- **OBJECTIVE**
Search the material for the string "image" and copy each line where it occurs.
## Begin DATASET CONTENT
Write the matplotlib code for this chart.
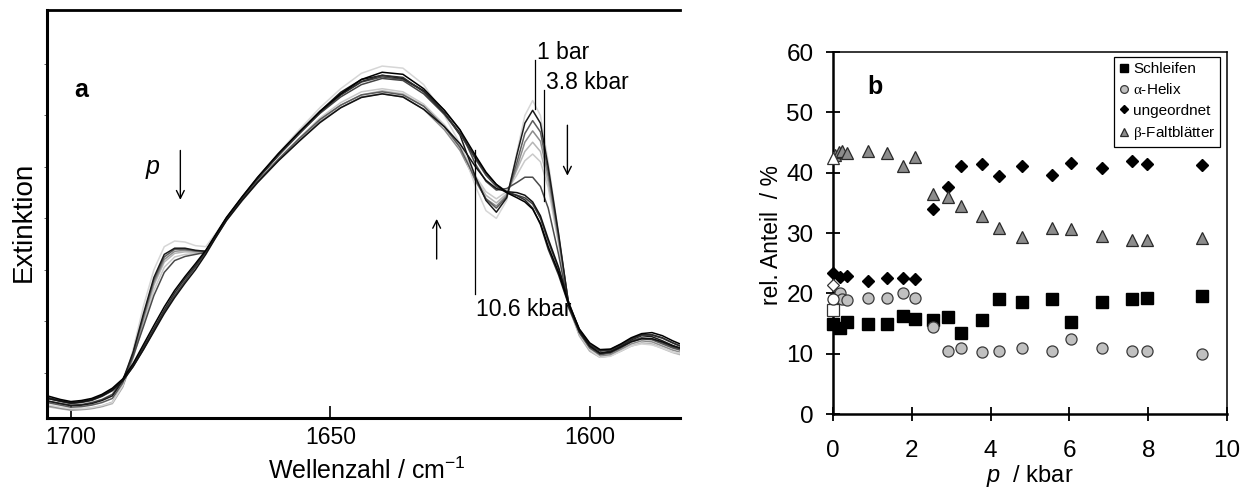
import matplotlib
matplotlib.use('Agg')
import matplotlib.pyplot as plt

plt.rcParams['font.family'] = ['Liberation Sans', 'DejaVu Sans']
plt.rcParams['mathtext.fontset'] = 'custom'
plt.rcParams['mathtext.rm'] = 'Liberation Serif'
plt.rcParams['mathtext.it'] = 'Liberation Sans:italic'
plt.rcParams['mathtext.bf'] = 'Liberation Sans:bold'
plt.rcParams['mathtext.sf'] = 'Liberation Sans'

# ---------------- Panel a: spectra ----------------
wavenumber = [1704.5, 1702, 1700, 1698, 1696, 1694, 1692, 1690, 1688, 1686,
              1684, 1682, 1680, 1678, 1676, 1674, 1672, 1670, 1667, 1664,
              1660, 1656, 1652, 1648, 1644, 1640, 1636, 1632, 1628, 1625,
              1622, 1620, 1618, 1616, 1614, 1612.5, 1611, 1609.5, 1608, 1606,
              1604, 1602, 1600, 1598, 1596, 1594, 1592, 1590, 1588, 1586,
              1584, 1582.6]

spec_1bar = [0.38, 0.33, 0.30, 0.30, 0.32, 0.36, 0.42, 0.75, 1.45, 2.3,
             3.0, 3.45, 3.56, 3.54, 3.47, 3.45, 3.72, 4.02, 4.42, 4.8,
             5.27, 5.72, 6.15, 6.52, 6.82, 6.96, 6.92, 6.6, 6.0, 5.45,
             4.62, 4.15, 4.0, 4.35, 5.3, 6.0, 6.29, 6.0, 5.1, 3.7,
             2.25, 1.75, 1.45, 1.30, 1.32, 1.42, 1.52, 1.56, 1.54, 1.48,
             1.40, 1.38]
spec_lp1 = [0.45, 0.40, 0.36, 0.37, 0.40, 0.46, 0.55, 0.85, 1.40, 2.15,
            2.85, 3.3, 3.42, 3.42, 3.38, 3.36, 3.68, 4.0, 4.4, 4.77,
            5.23, 5.66, 6.08, 6.45, 6.7, 6.78, 6.72, 6.48, 6.05, 5.62,
            4.8, 4.35, 4.12, 4.4, 5.25, 5.85, 6.10, 5.85, 5.0, 3.7,
            2.28, 1.8, 1.52, 1.38, 1.42, 1.52, 1.64, 1.72, 1.70, 1.62,
            1.53, 1.48]
spec_lp2 = [0.42, 0.37, 0.33, 0.34, 0.37, 0.42, 0.50, 0.80, 1.38, 2.1,
            2.8, 3.25, 3.4, 3.4, 3.37, 3.36, 3.66, 3.98, 4.36, 4.72,
            5.15, 5.55, 5.92, 6.2, 6.4, 6.46, 6.4, 6.18, 5.78, 5.38,
            4.75, 4.38, 4.2, 4.42, 5.1, 5.65, 5.9, 5.68, 4.9, 3.65,
            2.3, 1.78, 1.48, 1.35, 1.38, 1.48, 1.6, 1.66, 1.64, 1.56,
            1.48, 1.44]
spec_lp3 = [0.36, 0.31, 0.28, 0.29, 0.31, 0.35, 0.42, 0.74, 1.32, 2.05,
            2.75, 3.2, 3.36, 3.38, 3.36, 3.35, 3.65, 3.97, 4.35, 4.7,
            5.12, 5.5, 5.88, 6.15, 6.36, 6.42, 6.36, 6.12, 5.72, 5.32,
            4.72, 4.38, 4.24, 4.45, 5.0, 5.48, 5.7, 5.5, 4.8, 3.6,
            2.3, 1.75, 1.45, 1.32, 1.35, 1.45, 1.56, 1.62, 1.6, 1.52,
            1.44, 1.4]
spec_lp4 = [0.34, 0.30, 0.27, 0.28, 0.30, 0.34, 0.40, 0.72, 1.30, 2.0,
            2.7, 3.15, 3.32, 3.35, 3.34, 3.34, 3.64, 3.96, 4.34, 4.7,
            5.14, 5.54, 5.92, 6.2, 6.4, 6.48, 6.42, 6.18, 5.78, 5.38,
            4.78, 4.45, 4.3, 4.48, 4.95, 5.3, 5.48, 5.3, 4.7, 3.55,
            2.28, 1.72, 1.42, 1.3, 1.33, 1.42, 1.52, 1.58, 1.56, 1.48,
            1.4, 1.36]
spec_lp5 = [0.36, 0.32, 0.29, 0.30, 0.32, 0.36, 0.43, 0.74, 1.28, 1.95,
            2.6, 3.05, 3.25, 3.3, 3.32, 3.34, 3.64, 3.97, 4.36, 4.72,
            5.16, 5.56, 5.95, 6.25, 6.46, 6.52, 6.46, 6.22, 5.82, 5.42,
            4.82, 4.52, 4.38, 4.52, 4.85, 5.12, 5.25, 5.1, 4.6, 3.5,
            2.27, 1.72, 1.42, 1.3, 1.33, 1.42, 1.52, 1.57, 1.55, 1.47,
            1.39, 1.35]
spec_3_8kbar = [0.45, 0.40, 0.37, 0.38, 0.42, 0.48, 0.58, 0.86, 1.32, 1.9,
                2.5, 2.95, 3.18, 3.26, 3.3, 3.34, 3.66, 3.99, 4.4, 4.77,
                5.22, 5.64, 6.05, 6.4, 6.65, 6.75, 6.7, 6.48, 6.1, 5.72,
                5.05, 4.72, 4.55, 4.58, 4.7, 4.8, 4.8, 4.62, 4.2, 3.3,
                2.25, 1.78, 1.5, 1.36, 1.4, 1.5, 1.62, 1.68, 1.66, 1.58,
                1.5, 1.46]
spec_hp1 = [0.52, 0.46, 0.42, 0.44, 0.48, 0.56, 0.68, 0.86, 1.15, 1.5,
            1.86, 2.22, 2.55, 2.83, 3.08, 3.36, 3.69, 4.01, 4.41, 4.79,
            5.25, 5.67, 6.06, 6.4, 6.66, 6.78, 6.74, 6.46, 6.04, 5.66,
            5.18, 4.88, 4.66, 4.52, 4.44, 4.36, 4.2, 3.88, 3.4, 2.9,
            2.3, 1.82, 1.54, 1.42, 1.44, 1.54, 1.66, 1.74, 1.74, 1.68,
            1.58, 1.52]
spec_hp2 = [0.5, 0.44, 0.40, 0.42, 0.46, 0.54, 0.65, 0.84, 1.12, 1.46,
            1.82, 2.18, 2.5, 2.78, 3.05, 3.34, 3.68, 4.0, 4.4, 4.78,
            5.23, 5.65, 6.04, 6.36, 6.6, 6.72, 6.68, 6.42, 6.02, 5.64,
            5.15, 4.84, 4.62, 4.5, 4.45, 4.4, 4.28, 4.0, 3.55, 3.02,
            2.35, 1.84, 1.56, 1.43, 1.45, 1.55, 1.66, 1.73, 1.73, 1.67,
            1.58, 1.52]
spec_hp3 = [0.5, 0.45, 0.41, 0.43, 0.47, 0.55, 0.66, 0.84, 1.12, 1.45,
            1.8, 2.15, 2.46, 2.74, 3.0, 3.3, 3.64, 3.96, 4.35, 4.7,
            5.12, 5.5, 5.86, 6.15, 6.35, 6.42, 6.36, 6.12, 5.78, 5.45,
            5.0, 4.74, 4.58, 4.52, 4.5, 4.45, 4.32, 4.05, 3.6, 3.05,
            2.35, 1.82, 1.52, 1.38, 1.4, 1.5, 1.6, 1.66, 1.66, 1.6,
            1.52, 1.48]
spec_10_6kbar = [0.55, 0.48, 0.44, 0.46, 0.50, 0.58, 0.70, 0.88, 1.18, 1.55,
                 1.92, 2.28, 2.6, 2.87, 3.12, 3.38, 3.7, 4.02, 4.42, 4.8,
                 5.26, 5.68, 6.08, 6.42, 6.7, 6.84, 6.8, 6.52, 6.1, 5.72,
                 5.22, 4.9, 4.66, 4.5, 4.4, 4.32, 4.18, 3.9, 3.45, 2.95,
                 2.32, 1.85, 1.58, 1.45, 1.46, 1.56, 1.68, 1.76, 1.78, 1.72,
                 1.62, 1.56]

spectra = [spec_lp5, spec_lp4, spec_lp3, spec_1bar, spec_lp2, spec_3_8kbar,
           spec_lp1, spec_hp2, spec_hp1, spec_hp3, spec_10_6kbar]
spec_colors = ['#cacaca', '#b6b6b6', '#8c8c8c', '#d6d6d6', '#5c5c5c', '#4a4a4a',
               '#1a1a1a', '#444444', '#2c2c2c', '#111111', '#000000']

x_ticks_a = [1700, 1650, 1600]

# ---------------- Panel b: secondary structure ----------------
p_schleifen = [0.0, 0.17, 0.36, 0.89, 1.36, 1.78, 2.09, 2.53, 2.91, 3.24, 3.77,
               4.22, 4.79, 5.55, 6.05, 6.84, 7.58, 7.97, 9.36]
v_schleifen = [15.0, 14.3, 15.2, 15.0, 14.9, 16.3, 15.7, 15.6, 16.0, 13.5, 15.5,
               19.0, 18.6, 19.1, 15.3, 18.6, 19.0, 19.3, 19.6]
p_helix = [0.17, 0.24, 0.36, 0.89, 1.36, 1.78, 2.09, 2.53, 2.91, 3.24, 3.77,
           4.22, 4.79, 5.55, 6.05, 6.84, 7.58, 7.97, 9.36]
v_helix = [20.0, 19.0, 18.9, 19.2, 19.3, 20.0, 19.3, 14.4, 10.5, 10.9, 10.2,
           10.5, 10.9, 10.5, 12.4, 11.0, 10.4, 10.4, 9.9]
p_ungeordnet = [0.0, 0.17, 0.36, 0.89, 1.36, 1.78, 2.09, 2.53, 2.91, 3.24, 3.77,
                4.22, 4.79, 5.55, 6.05, 6.84, 7.58, 7.97, 9.36]
v_ungeordnet = [23.4, 22.7, 22.8, 22.1, 22.6, 22.6, 22.4, 33.9, 37.6, 41.1, 41.4,
                39.5, 41.1, 39.6, 41.6, 40.7, 41.9, 41.4, 41.2]
p_faltblatt = [0.05, 0.14, 0.22, 0.36, 0.89, 1.36, 1.78, 2.09, 2.53, 2.91, 3.24,
               3.77, 4.22, 4.79, 5.55, 6.05, 6.84, 7.58, 7.97, 9.36]
v_faltblatt = [43.0, 43.5, 43.6, 43.3, 43.6, 43.2, 41.1, 42.6, 36.4, 35.9, 34.5,
               32.9, 30.9, 29.4, 30.8, 30.6, 29.5, 28.8, 28.9, 29.2]
# reference values at ambient pressure (open symbols)
ref_p = [0.0]
ref_schleifen = [17.3]
ref_helix = [19.0]
ref_ungeordnet = [21.4]
ref_faltblatt = [42.5]

x_ticks_b = [0, 2, 4, 6, 8, 10]
y_ticks_b = [0, 10, 20, 30, 40, 50, 60]

W, H = 1249, 490
fig = plt.figure(figsize=(W / 100, H / 100), dpi=100)

# ---------- left axes ----------
axL = fig.add_axes([47 / W, (H - 418) / H, 633 / W, 408 / H])
for spec, col in zip(spectra, spec_colors):
    axL.plot(wavenumber, spec, color=col, lw=1.1, solid_joinstyle='round')
axL.set_xlim(1704.6, 1582.6)
axL.set_ylim(0.12, 8.05)
axL.set_xticks(x_ticks_a)
axL.set_yticks([1, 2, 3, 4, 5, 6, 7])
axL.set_yticklabels([])
axL.tick_params(axis='x', direction='in', length=9, width=1.2, labelsize=16.5, pad=6)
axL.tick_params(axis='y', direction='out', length=2.5, width=0.7, colors='#666666')
for s in ['left', 'bottom']:
    axL.spines[s].set_linewidth(2.2)
axL.spines['top'].set_linewidth(2.0)
axL.spines['right'].set_visible(False)

axL.text(1699.4, 6.49, 'a', fontsize=18, fontweight='bold', ha='left', va='center')
axL.text(1684.2, 4.99, 'p', fontsize=18, fontstyle='italic', ha='center', va='center')
arrow_kw = dict(arrowstyle='->', lw=1.0, color='black', mutation_scale=14, shrinkA=0, shrinkB=0)
axL.annotate('', xy=(1678.9, 4.36), xytext=(1678.9, 5.32), arrowprops=arrow_kw)
axL.annotate('', xy=(1629.5, 3.99), xytext=(1629.5, 3.21), arrowprops=arrow_kw)
axL.annotate('', xy=(1604.3, 4.83), xytext=(1604.3, 5.81), arrowprops=arrow_kw)

axL.plot([1610.6, 1610.6], [6.12, 7.07], color='black', lw=0.9)
axL.plot([1608.8, 1608.8], [4.34, 6.49], color='black', lw=0.9)
axL.plot([1622.2, 1622.2], [2.53, 5.32], color='black', lw=0.9)
axL.text(1610.2, 7.23, '1 bar', fontsize=16.5, ha='left', va='center')
axL.text(1608.4, 6.65, '3.8 kbar', fontsize=16.5, ha='left', va='center')
axL.text(1621.9, 2.23, '10.6 kbar', fontsize=16.5, ha='left', va='center')

fig.text(24 / W, 1 - 222 / H, 'Extinktion', rotation=90, fontsize=20,
         ha='center', va='center')
fig.text(367 / W, 1 - 471 / H, r'Wellenzahl / cm$^{\mathsf{-1}}$', fontsize=18,
         ha='center', va='center')

# ---------- right axes ----------
axR = fig.add_axes([833 / W, (H - 414) / H, 394 / W, 362 / H])
axR.plot(p_schleifen, v_schleifen, 's', ms=8.5, mfc='black', mec='black',
         ls='none', label='Schleifen', clip_on=False, zorder=3)
axR.plot(p_helix, v_helix, 'o', ms=8, mfc='#c0c0c0', mec='#3a3a3a', mew=0.9,
         ls='none', label=r'$\mathrm{\alpha}$-Helix', clip_on=False, zorder=3)
axR.plot(p_ungeordnet, v_ungeordnet, 'D', ms=6.2, mfc='black', mec='black',
         ls='none', label='ungeordnet', clip_on=False, zorder=3)
axR.plot(p_faltblatt, v_faltblatt, '^', ms=9, mfc='#8c8c8c', mec='#2a2a2a', mew=0.9,
         ls='none', label=r'$\mathrm{\beta}$-Faltblätter', clip_on=False, zorder=3)
axR.plot(ref_p, ref_schleifen, 's', ms=8.5, mfc='white', mec='#333333', mew=0.9,
         clip_on=False, zorder=4)
axR.plot(ref_p, ref_ungeordnet, 'D', ms=6.2, mfc='white', mec='#333333', mew=0.9,
         clip_on=False, zorder=4)
axR.plot(ref_p, ref_helix, 'o', ms=8, mfc='white', mec='#333333', mew=0.9,
         clip_on=False, zorder=4)
axR.plot(ref_p, ref_faltblatt, '^', ms=9, mfc='white', mec='#333333', mew=0.9,
         clip_on=False, zorder=4)

axR.set_xlim(0, 10)
axR.set_ylim(0, 60)
axR.set_xticks(x_ticks_b)
axR.set_yticks(y_ticks_b)
axR.tick_params(axis='both', direction='inout', length=10, width=1.3, labelsize=17.5)
axR.tick_params(axis='x', pad=14)
axR.tick_params(axis='y', pad=9)
for s in ['left', 'bottom']:
    axR.spines[s].set_linewidth(1.8)
for s in ['top', 'right']:
    axR.spines[s].set_linewidth(1.1)

axR.text(0.086, 0.903, 'b', transform=axR.transAxes, fontsize=18,
         fontweight='bold', ha='left', va='center')
leg = axR.legend(loc='upper right', bbox_to_anchor=(0.983, 0.985), fontsize=11,
                 frameon=True, fancybox=False, edgecolor='black', framealpha=1,
                 handlelength=0.7, handletextpad=0.25, labelspacing=0.42,
                 borderpad=0.3, borderaxespad=0, markerscale=0.7)
leg.get_frame().set_linewidth(0.9)

fig.text(772 / W, 1 - 235 / H, 'rel. Anteil  / %', rotation=90, fontsize=16.5,
         ha='center', va='center')
fig.text(1030 / W, 1 - 476 / H, r'$p$  / kbar', fontsize=17, ha='center', va='center')

fig.savefig('out.png', dpi=100)
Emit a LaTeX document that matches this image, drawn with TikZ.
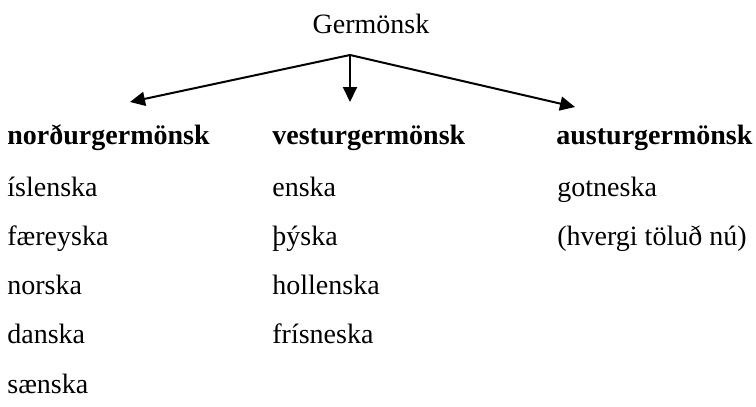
\documentclass[tikz,border=0pt]{standalone}
\usepackage{fontspec}
\setmainfont{Liberation Serif}
\usetikzlibrary{arrows.meta}
\begin{document}
\begin{tikzpicture}[x=0.5pt,y=-0.5pt,
  lang/.style={anchor=base west,inner sep=0pt,font=\fontsize{14}{16}\selectfont},
  head/.style={lang,font=\fontsize{14}{16}\selectfont\bfseries},
  branch/.style={line width=1pt,-{Triangle[length=7.5pt,width=7pt]}}]
\useasboundingbox (0,0) rectangle (756,407);
\node[anchor=base,inner sep=0pt,font=\fontsize{14}{16}\selectfont] (root) at (371,33) {Germönsk};
\coordinate (fork) at (350,55);
\coordinate (tn) at (130,102);
\coordinate (tv) at (350,102);
\coordinate (ta) at (575,107);
\draw[branch] (fork) -- (tn);
\draw[branch] (fork) -- (tv);
\draw[branch] (fork) -- (ta);
% north
\node[head] (n0) at (7,144) {norðurgermönsk};
\node[lang] (n1) at (7,196) {íslenska};
\node[lang] (n2) at (7,245) {færeyska};
\node[lang] (n3) at (7,294) {norska};
\node[lang] (n4) at (7,343) {danska};
\node[lang] (n5) at (7,393) {sænska};
% west
\node[head] (v0) at (272,144) {vesturgermönsk};
\node[lang] (v1) at (272,196) {enska};
\node[lang] (v2) at (272,245) {þýska};
\node[lang] (v3) at (272,294) {hollenska};
\node[lang] (v4) at (272,343) {frísneska};
% east
\node[head] (a0) at (556,144) {austurgermönsk};
\node[lang] (a1) at (557,196) {gotneska};
\node[lang] (a2) at (557,245) {(hvergi töluð nú)};
\end{tikzpicture}
\end{document}
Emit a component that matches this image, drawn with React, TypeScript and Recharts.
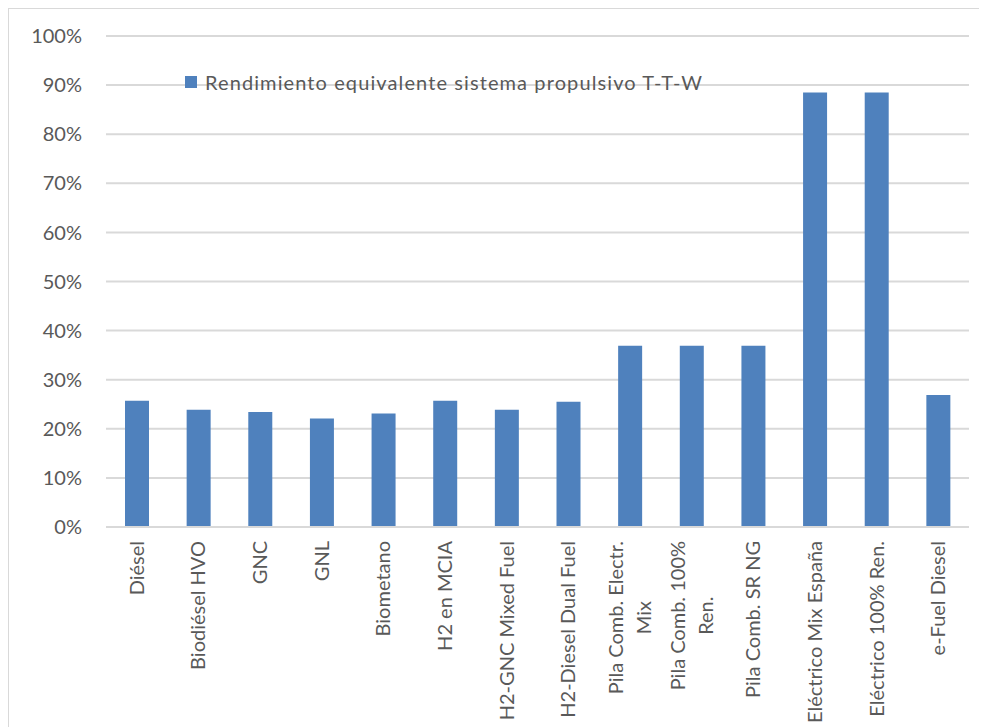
import React from "react";
import {
  Bar,
  BarChart,
  CartesianGrid,
  Legend,
  XAxis,
  YAxis,
} from "recharts";

const FONT = "Lato, 'Open Sans', sans-serif";
const TEXT_COLOR = "#595959";
const GRID_COLOR = "#d9d9d9";
const BAR_COLOR = "#4f81bd";

// categorías (salto de línea donde la etiqueta se parte en dos)
const categorias = [
  "Diésel",
  "Biodiésel HVO",
  "GNC",
  "GNL",
  "Biometano",
  "H2 en MCIA",
  "H2-GNC Mixed Fuel",
  "H2-Diesel Dual Fuel",
  "Pila Comb. Electr.\nMix",
  "Pila Comb. 100%\nRen.",
  "Pila Comb. SR NG",
  "Eléctrico Mix España",
  "Eléctrico 100% Ren.",
  "e-Fuel Diesel",
];

// rendimiento T-T-W en %
const rendimiento = [
  25.7, 23.9, 23.4, 22.1, 23.1, 25.7, 23.9, 25.5, 36.9, 36.9, 36.9, 88.5, 88.5,
  26.9,
];

const ticksY = [0, 10, 20, 30, 40, 50, 60, 70, 80, 90, 100];

const serieNombre = "Rendimiento equivalente sistema propulsivo T-T-W";

const data = categorias.map((cat, i) => ({ cat, valor: rendimiento[i] }));

let ctx: CanvasRenderingContext2D | null = null;
function medir(texto: string) {
  if (!ctx) {
    ctx = document.createElement("canvas").getContext("2d");
  }
  if (!ctx) return texto.length * 9;
  ctx.font = `20px ${FONT}`;
  return ctx.measureText(texto).width;
}

// etiqueta vertical, centrada si tiene varias líneas
function TickCategoria({ x, y, payload }: any) {
  const lineas = String(payload.value).split("\n");
  const anchos = lineas.map(medir);
  const maximo = Math.max(...anchos);
  const salto = 28;
  const inicio = -((lineas.length - 1) * salto) / 2;
  return (
    <g transform={`translate(${x},${y})`}>
      <text
        transform="rotate(-90)"
        fill={TEXT_COLOR}
        fontSize={20}
        fontFamily={FONT}
      >
        {lineas.map((l, i) => (
          <tspan
            key={i}
            x={-(maximo + anchos[i]) / 2}
            y={inicio + i * salto + 7}
          >
            {l}
          </tspan>
        ))}
      </text>
    </g>
  );
}

function Leyenda() {
  return (
    <div
      style={{
        display: "flex",
        alignItems: "center",
        fontFamily: FONT,
        fontSize: 20,
        letterSpacing: 1.1,
        color: TEXT_COLOR,
        whiteSpace: "nowrap",
      }}
    >
      <span
        style={{
          width: 12,
          height: 12,
          background: BAR_COLOR,
          marginRight: 8,
          display: "inline-block",
        }}
      />
      {serieNombre}
    </div>
  );
}

export default function App() {
  return (
    <div
      style={{
        width: 978,
        height: 718,
        borderLeft: `1px solid ${GRID_COLOR}`,
        borderTop: `1px solid ${GRID_COLOR}`,
        background: "#fff",
      }}
    >
      <BarChart
        width={978}
        height={718}
        data={data}
        margin={{ top: 27, right: 18, bottom: 0, left: 0 }}
      >
        <CartesianGrid
          vertical={false}
          stroke={GRID_COLOR}
          strokeWidth={2}
        />
        <XAxis
          dataKey="cat"
          interval={0}
          height={200}
          tickLine={false}
          tickSize={0}
          tickMargin={14}
          axisLine={{ stroke: GRID_COLOR, strokeWidth: 2 }}
          tick={<TickCategoria />}
        />
        <YAxis
          width={97}
          domain={[0, 100]}
          ticks={ticksY}
          tickFormatter={(v) => `${v}%`}
          axisLine={false}
          tickLine={false}
          tickSize={0}
          tickMargin={24}
          tick={{ fill: TEXT_COLOR, fontSize: 20, fontFamily: FONT }}
        />
        <Legend
          layout="horizontal"
          verticalAlign="middle"
          align="center"
          content={<Leyenda />}
          wrapperStyle={{ top: 61, left: 176, width: "auto" }}
        />
        <Bar
          dataKey="valor"
          name={serieNombre}
          fill={BAR_COLOR}
          barSize={24}
          isAnimationActive={false}
        />
      </BarChart>
    </div>
  );
}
## End DATASET CONTENT
- **ANSWER BELOW**
Emit a LaTeX document that matches this image, drawn with TikZ.
Emit a component that matches this image, drawn with React, TypeScript and Recharts.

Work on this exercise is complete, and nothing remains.